Existe uma preocupação de acolher aqueles que vem da roça e com culturas diferentes em nosso meio? Valorizamos a pluralidade cultural de nossas comunidades e em nossa universidade?
MIGRAÇÕES EXTERNAS
Outro aspecto que muito se tem falado e pouco estudado, diz respeito ao êxodo de brasileiros com destino aos países ricos – reflexo da política neoliberal e da acentuada globalização mundial da economia, ao longo de uma década e meia, milhares de Trabalhadores brasileiros, muitas vezes qualificados submeteramm-se aos riscos da vida clandestina, ao subemprego e à discriminação, em busca da miragem de dias melhores, em vários países ricos da Ásia, Europa e América. Fenômeno pouco estudado deveria ser analisado pela academia – são casos de migrações – onde se envolve a construção de uma "identidade brasileira" no exterior, onde a saudade e as dificuldades da volta precisam também devem ser levados em consideração.

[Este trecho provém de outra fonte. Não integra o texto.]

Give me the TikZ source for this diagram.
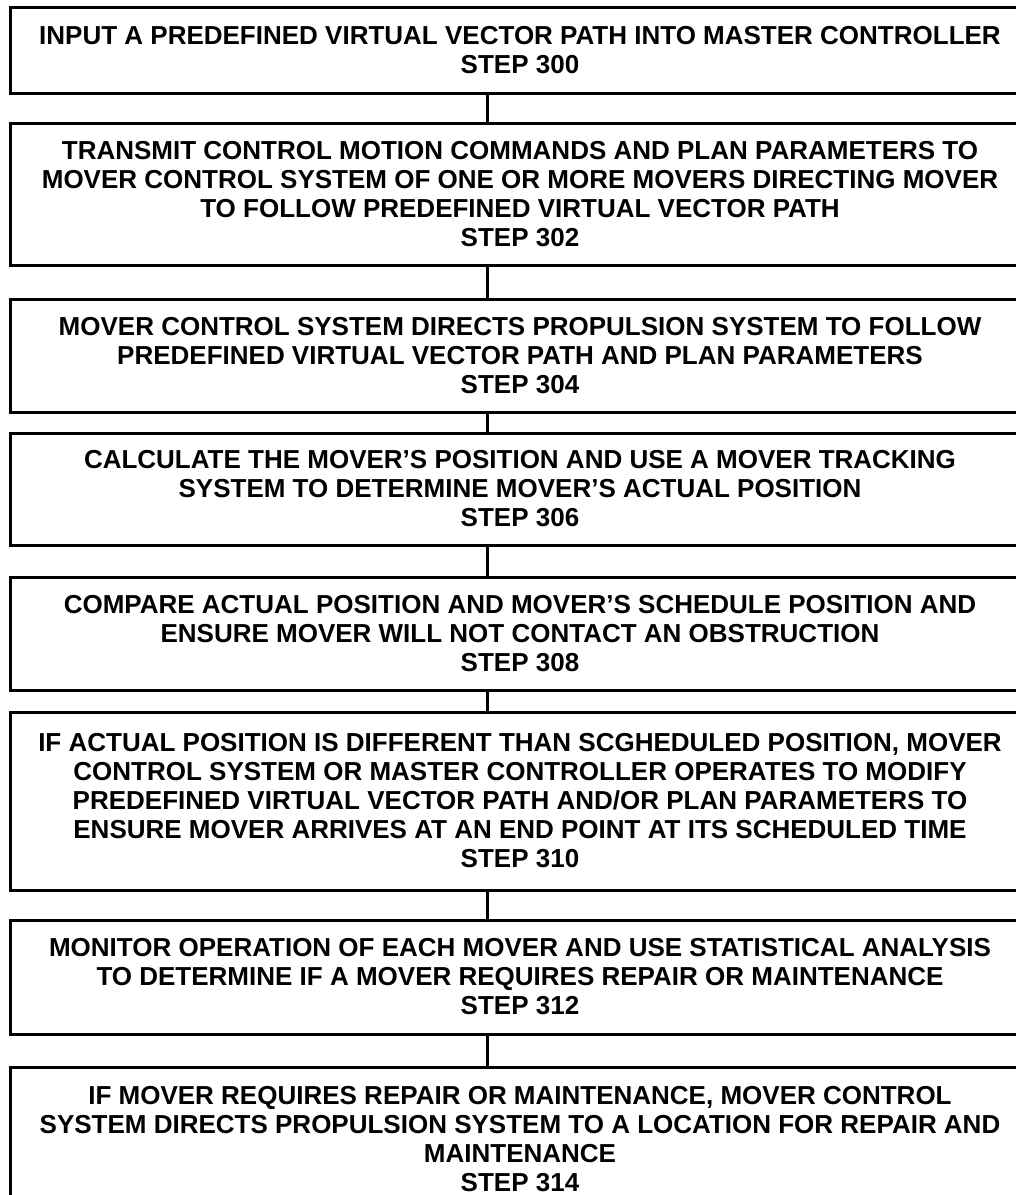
\documentclass[tikz,border=0pt]{standalone}
\usepackage{fontspec}
\setmainfont{Liberation Sans}
\begin{document}
\begin{tikzpicture}[x=1pt,y=-1pt,
  stepbox/.style={draw, line width=3pt, minimum width=1020pt, inner sep=0pt,
    align=center, font=\bfseries\fontsize{26}{29}\selectfont},
  link/.style={line width=3pt}]
\clip (0,0) rectangle (1016,1195);
\useasboundingbox (0,0) rectangle (1016,1195);
\coordinate (cx) at (487,0);
\node[stepbox, minimum height=86pt] (b1) at (520,50) {INPUT A PREDEFINED VIRTUAL VECTOR PATH INTO MASTER CONTROLLER\\STEP 300};
\node[stepbox, minimum height=142pt] (b2) at (520,194) {TRANSMIT CONTROL MOTION COMMANDS AND PLAN PARAMETERS TO\\MOVER CONTROL SYSTEM OF ONE OR MORE MOVERS DIRECTING MOVER\\TO FOLLOW PREDEFINED VIRTUAL VECTOR PATH\\STEP 302};
\node[stepbox, minimum height=113pt] (b3) at (520,355.5) {MOVER CONTROL SYSTEM DIRECTS PROPULSION SYSTEM TO FOLLOW\\PREDEFINED VIRTUAL VECTOR PATH AND PLAN PARAMETERS\\STEP 304};
\node[stepbox, minimum height=112pt] (b4) at (520,489) {CALCULATE THE MOVER'S POSITION AND USE A MOVER TRACKING\\SYSTEM TO DETERMINE MOVER'S ACTUAL POSITION\\STEP 306};
\node[stepbox, minimum height=113pt] (b5) at (520,633.5) {COMPARE ACTUAL POSITION AND MOVER'S SCHEDULE POSITION AND\\ENSURE MOVER WILL NOT CONTACT AN OBSTRUCTION\\STEP 308};
\node[stepbox, minimum height=178pt] (b6) at (520,801) {IF ACTUAL POSITION IS DIFFERENT THAN SCGHEDULED POSITION, MOVER\\CONTROL SYSTEM OR MASTER CONTROLLER OPERATES TO MODIFY\\PREDEFINED VIRTUAL VECTOR PATH AND/OR PLAN PARAMETERS TO\\ENSURE MOVER ARRIVES AT AN END POINT AT ITS SCHEDULED TIME\\STEP 310};
\node[stepbox, minimum height=114pt] (b7) at (520,977) {MONITOR OPERATION OF EACH MOVER AND USE STATISTICAL ANALYSIS\\TO DETERMINE IF A MOVER REQUIRES REPAIR OR MAINTENANCE\\STEP 312};
\node[stepbox, minimum height=144pt] (b8) at (520,1139) {IF MOVER REQUIRES REPAIR OR MAINTENANCE, MOVER CONTROL\\SYSTEM DIRECTS PROPULSION SYSTEM TO A LOCATION FOR REPAIR AND\\MAINTENANCE\\STEP 314};
\draw[link] (b1.south -| cx) -- (b2.north -| cx);
\draw[link] (b2.south -| cx) -- (b3.north -| cx);
\draw[link] (b3.south -| cx) -- (b4.north -| cx);
\draw[link] (b4.south -| cx) -- (b5.north -| cx);
\draw[link] (b5.south -| cx) -- (b6.north -| cx);
\draw[link] (b6.south -| cx) -- (b7.north -| cx);
\draw[link] (b7.south -| cx) -- (b8.north -| cx);
\end{tikzpicture}
\end{document}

São fortes as imagens que estes migrantes deixam a respeito da procura, de onde é possível formar um vasto painel de desesperança e sonho. Este contexto recente em nossa história, que é o estudo das migrações de brasileiros, ainda é parco em estudos.
Será que estes migrantes que deixam a sua terra e partem para outros lugares mais distantes em territórios diferentes, será que lá eles são acolhidos? E quando voltam, como são acolhidos?
Na atual conjuntura nacional e internacional, os migrantes tranformaram-se em ‘massa sobrante’ que é explorada quando interessa ao sistema ou mão de obra dos países e regiões desenvolvidas. O sistema econômico neoliberal, que concentra as riquezas nas mãos de poucos, cria muros para excluir os pobres. Interpretada nesta ótica, a migração representa a busca, por parte dos excluídos, de alguma fenda que permita o acesso parcial a alguns dos benefícios produzidos pelo sistema. Os deslocamentos dos excluídos lembram o movimento dos cães ao redor da mesa em busca de algumas migalhas.
Se desejarmos de fato, que a inclusão social seja se concretize, precisamos rever nossas políticas e ações no que diz respeito a acolhida, pois, como afirmava Mahatma Gandhi (Índia – 1869/1948) “Nosso futuro depende das ações do presente”.